I tried finding out by setting my hard usage limit to a value below my current usage so that requests would be rejected, but the limit was ignored, which fits with the post titled “API key limit does work and exceed the quota” (seriously, I can’t link to other forum posts???)
I guess that the billing error probably has a different value of code
and that would be enough to tell the difference between just these two cases. I’d like to be sure.
Besides that, I thought it would be good to read through a list of possible (or at least common) error codes to know what I should be prepared for. A good example is "code": "context_length_exceeded"
which occurs when the prompt is too long. If I didn’t know about this problem I could easily be surprised about it in production despite reasonably thorough testing. The HTTP status code is 400 which isn’t even mentioned in the docs at all. So what else might I be missing?

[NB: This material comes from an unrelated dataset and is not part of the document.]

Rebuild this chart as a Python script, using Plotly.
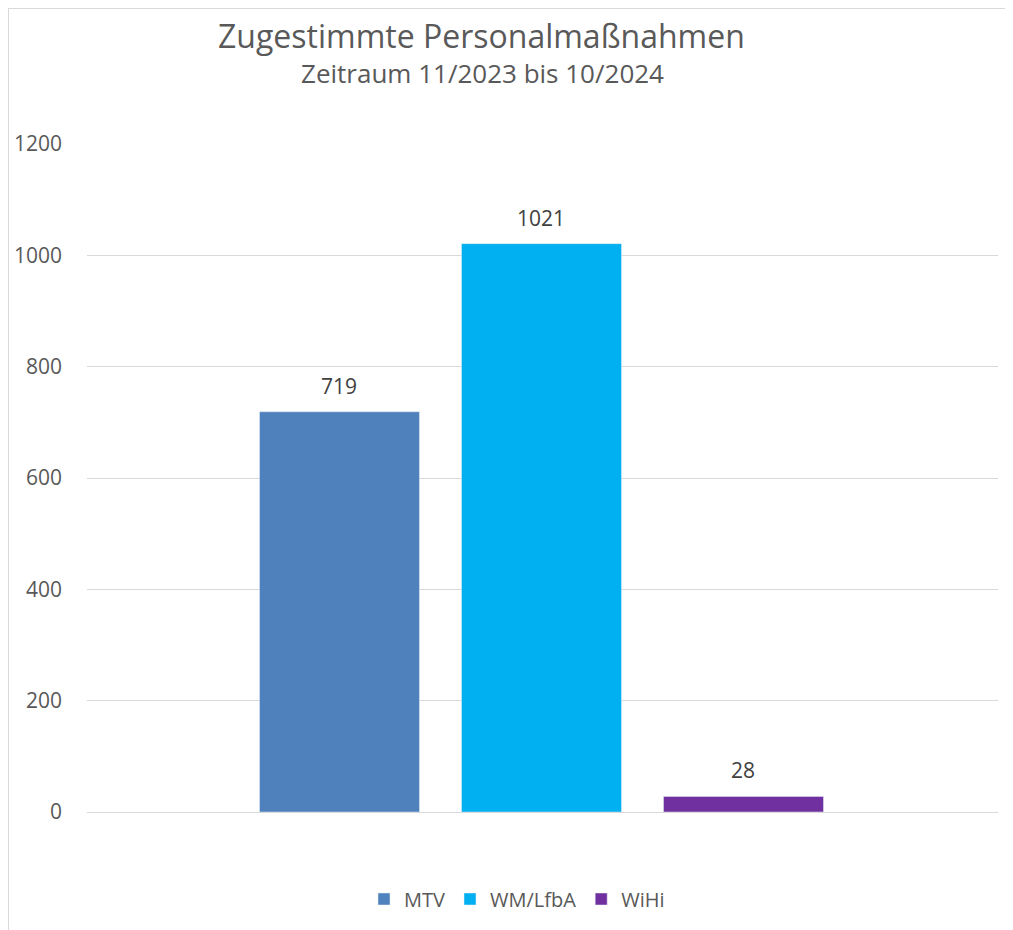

I’m surprised to find that Google returns 0 results for "rate_limit_exceeded" "context_length_exceeded"
, i.e. no page mentions both errors codes. So I take it there’s no documentation about the different possible errors. This seems like a strange gap worth filling.
It also makes me worry that this is intentional and that the values of code
are not reliable/stable. Should I expect that checking for rate_limit_exceeded
or context_length_exceeded
might not work correctly in the future? Are we only supposed to rely on the HTTP status codes?